Lane explicitly referenced the 2021-2022 energy crisis as a case study, when abrupt price changes following Russia’s invasion of Ukraine triggered what economists call “second-round effects.” Those are the downstream consequences that persist long after the initial price shock has faded from headlines.

During that episode, energy prices spiked, companies passed costs to consumers, workers demanded higher wages, and those higher wages then fed back into prices. The cycle took roughly 18 to 24 months to fully play out.

Lane noted on June 16 that current oil price levels align closer to the ECB’s baseline rather than its more optimistic scenarios.
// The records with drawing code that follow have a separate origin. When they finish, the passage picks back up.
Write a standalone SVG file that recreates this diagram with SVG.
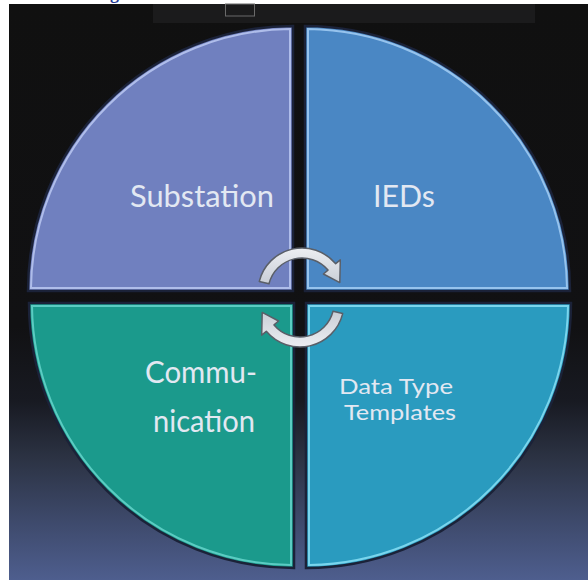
<svg xmlns="http://www.w3.org/2000/svg" width="588" height="580" viewBox="0 0 588 580">
  <defs>
    <linearGradient id="bg" x1="0" y1="4" x2="0" y2="580" gradientUnits="userSpaceOnUse">
      <stop offset="0" stop-color="#101010"/>
      <stop offset="0.56" stop-color="#111113"/>
      <stop offset="0.69" stop-color="#181a22"/>
      <stop offset="0.79" stop-color="#2c3344"/>
      <stop offset="0.9" stop-color="#3e4a6c"/>
      <stop offset="1" stop-color="#4e5e8e"/>
    </linearGradient>
    <linearGradient id="arrowFill" x1="0" y1="0" x2="0" y2="1">
      <stop offset="0" stop-color="#eceef2"/>
      <stop offset="1" stop-color="#c9ced6"/>
    </linearGradient>
    <style>
      .quad { stroke: #1b2238; stroke-width: 2.5; }
      .hl { fill: none; stroke-width: 2; stroke-opacity: 0.9; }
      .lbl { font-family: Lato, "Open Sans", "Liberation Sans", sans-serif; fill: #e2e8f2; text-anchor: middle; }
      .big { font-size: 30px; }
      .small { font-size: 21px; }
      .cyc { fill: url(#arrowFill); stroke: #5a5f68; stroke-width: 1.5; stroke-linejoin: round; }
    </style>
  </defs>

  <rect x="0" y="0" width="588" height="580" fill="#ffffff"/>
  <rect x="9" y="4" width="579" height="576" fill="url(#bg)"/>
  <rect x="153" y="4" width="382" height="19" fill="#1b1b1c"/>
  <rect x="225.5" y="4" width="29" height="12" fill="none" stroke="#6a6a6a" stroke-width="1"/>
  <text x="110" y="-1" font-family="Liberation Serif, serif" font-weight="bold" font-size="18" fill="#1f3a93">g</text>

  <g id="substation">
    <path class="quad" d="M 293 291 L 28 291 A 265 265 0 0 1 293 26 Z" fill="#7080bf"/>
    <path class="hl" d="M 290 288 L 31 288 A 262 262 0 0 1 290 29 Z" stroke="#b6c3ee"/>
    <text class="lbl big" x="202" y="207" textLength="144" lengthAdjust="spacingAndGlyphs">Substation</text>
  </g>

  <g id="ieds">
    <path class="quad" d="M 305 291 L 305 26 A 265 265 0 0 1 570 291 Z" fill="#4a87c4"/>
    <path class="hl" d="M 308 288 L 308 29 A 262 262 0 0 1 567 288 Z" stroke="#9fcaf2"/>
    <text class="lbl big" x="404" y="207" textLength="62" lengthAdjust="spacingAndGlyphs">IEDs</text>
  </g>

  <g id="communication">
    <path class="quad" d="M 294 303 L 294 568 A 265 265 0 0 1 29 303 Z" fill="#1b9a8c"/>
    <path class="hl" d="M 291 306 L 291 565 A 262 262 0 0 1 32 306 Z" stroke="#62d2c8"/>
    <text class="lbl big" x="201" y="383" textLength="112" lengthAdjust="spacingAndGlyphs">Commu-</text>
    <text class="lbl big" x="204" y="432" textLength="102" lengthAdjust="spacingAndGlyphs">nication</text>
  </g>

  <g id="data-type-templates">
    <path class="quad" d="M 306 303 L 571 303 A 265 265 0 0 1 306 568 Z" fill="#2a9bbf"/>
    <path class="hl" d="M 309 306 L 568 306 A 262 262 0 0 1 309 565 Z" stroke="#82dcf2"/>
    <text class="lbl small" x="396" y="394" textLength="114" lengthAdjust="spacingAndGlyphs">Data Type</text>
    <text class="lbl small" x="400" y="420" textLength="112" lengthAdjust="spacingAndGlyphs">Templates</text>
  </g>

  <g id="connectors">
    <path class="cyc" d="M 259.3 281.4 A 44 44 0 0 1 335.7 263.7 L 340.3 259.9 L 339.8 282.6 L 323.4 274.0 L 328.0 270.1 A 34 34 0 0 0 269.0 283.8 Z"/>
    <path class="cyc" transform="rotate(180 301 297.5)" d="M 259.3 281.4 A 44 44 0 0 1 335.7 263.7 L 340.3 259.9 L 339.8 282.6 L 323.4 274.0 L 328.0 270.1 A 34 34 0 0 0 269.0 283.8 Z"/>
  </g>
</svg>
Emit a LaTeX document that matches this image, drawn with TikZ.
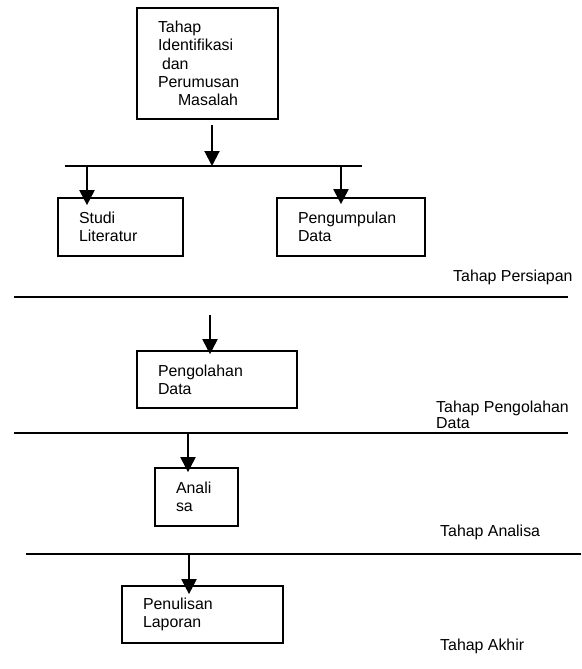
\documentclass[tikz,border=0pt]{standalone}
\usepackage{fontspec}
\setmainfont{Liberation Sans}
\usepackage{tikz}
\usetikzlibrary{arrows.meta, positioning, calc}

\begin{document}
\begin{tikzpicture}[x=1pt, y=-1pt,
    font=\fontsize{15.9pt}{18.3pt}\selectfont,
    tahapbox/.style={draw, line width=1.7pt, inner xsep=21pt, inner ysep=0pt, align=left},
    garis/.style={line width=2pt},
    panah/.style={line width=2pt, -{Triangle[length=15pt,width=15pt]}},
    ket/.style={anchor=west, inner sep=0pt, align=left}]
			\useasboundingbox (0,0) rectangle (581,669);
			% kotak tahapan
			\node[tahapbox, text width=99pt, minimum height=111pt] (ident) at (207.5,63.5)
				{Tahap\\Identifikasi\\\hspace*{4pt}dan\\Perumusan\\\hspace*{20pt}Masalah};
			\node[tahapbox, text width=83pt, minimum height=58pt] (studi) at (120.5,227) {Studi\\Literatur};
			\node[tahapbox, text width=106pt, minimum height=58pt] (kumpul) at (351,227) {Pengumpulan\\Data};
			\node[tahapbox, text width=118pt, minimum height=57pt] (olah) at (217,379.5) {Pengolahan\\Data};
			\node[tahapbox, text width=41pt, minimum height=58pt] (analisa) at (196.5,497) {Anali\\sa};
			\node[tahapbox, text width=119pt, minimum height=57pt] (tulis) at (202.5,614.5) {Penulisan\\Laporan};
			% garis cabang dan pemisah
			\coordinate (cabangL) at (65,166);
			\coordinate (cabangR) at (362,166);
			\draw[garis] (cabangL) -- (cabangR);
			\coordinate (batas1L) at (14,297);
			\coordinate (batas1R) at (568,297);
			\draw[garis] (batas1L) -- (batas1R);
			\coordinate (batas2L) at (14,433);
			\coordinate (batas2R) at (568,433);
			\draw[garis] (batas2L) -- (batas2R);
			\coordinate (batas3L) at (26,554);
			\coordinate (batas3R) at (581,554);
			\draw[garis] (batas3L) -- (batas3R);
			% panah
			\coordinate (a0) at (212,125);
			\coordinate (a1) at (212,166);
			\draw[panah] (a0) -- (a1);
			\coordinate (b1) at (87,166);
			\draw[panah, shorten >=-8pt] (b1) -- (b1 |- studi.north);
			\coordinate (b2) at (341,166);
			\draw[panah, shorten >=-7pt] (b2) -- (b2 |- kumpul.north);
			\coordinate (c0) at (210,315);
			\draw[panah, shorten >=-4pt] (c0) -- (c0 |- olah.north);
			\coordinate (d0) at (188,433);
			\draw[panah, shorten >=-5pt] (d0) -- (d0 |- analisa.north);
			\coordinate (e0) at (189,554);
			\draw[panah, shorten >=-9pt] (e0) -- (e0 |- tulis.north);
			% keterangan tahap
			\node[ket] (persiapan) at (453,277) {Tahap Persiapan};
			\node[ket, font=\fontsize{15.9pt}{16pt}\selectfont] (pengolahan) at (436,415) {Tahap Pengolahan\\Data};
			\node[ket] (analisis) at (440,532) {Tahap Analisa};
			\node[ket] (akhir) at (440,646) {Tahap Akhir};
		\end{tikzpicture}
\end{document}
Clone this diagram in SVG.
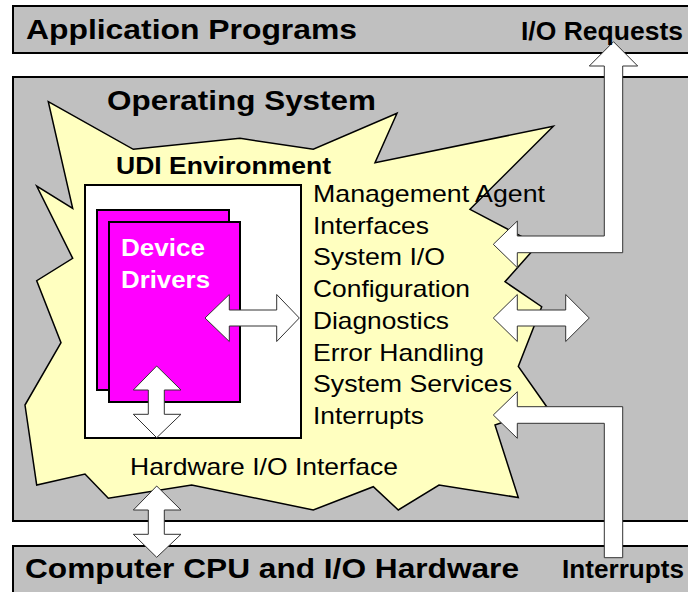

Translation: don’t expect relief from falling commodity prices to bail out the inflation outlook.

There are some bright spots in Lane’s assessment. Labor markets across the euro area continue to show resilience, and investment in artificial intelligence remains strong. But he was careful to frame these positives against the drag of rising energy costs, suggesting that overall growth may remain muted even as specific sectors thrive.

What this means for crypto and risk assets

Lane made no mention of crypto in any of his recent remarks. The ECB is focused on the macro picture: energy transmission channels, inflation expectations, monetary policy calibration.

The 3.0% inflation forecast for 2026 suggests the ECB is unlikely to cut rates aggressively anytime soon. If the ECB pushes back against easing expectations, it could tighten financial conditions not just in Europe but across connected markets.

The 2022 drawdown, which coincided with the ECB and Fed’s aggressive tightening cycles, is the most recent example of how tighter monetary policy reduces liquidity across global financial markets, with crypto among the most liquidity-sensitive asset classes.

During the 2021-2022 cycle, Bitcoin initially rallied alongside inflation as a supposed hedge, then collapsed when central banks responded with rate hikes. Lane’s analysis telegraphs a policy response that prioritizes caution over accommodation.

Investors should be watching two things closely: monthly inflation prints from the euro area and any shift in ECB communication toward or away from rate cuts. Until inflation convincingly trends toward 2%, the ECB has no reason to make risk assets’ lives easier.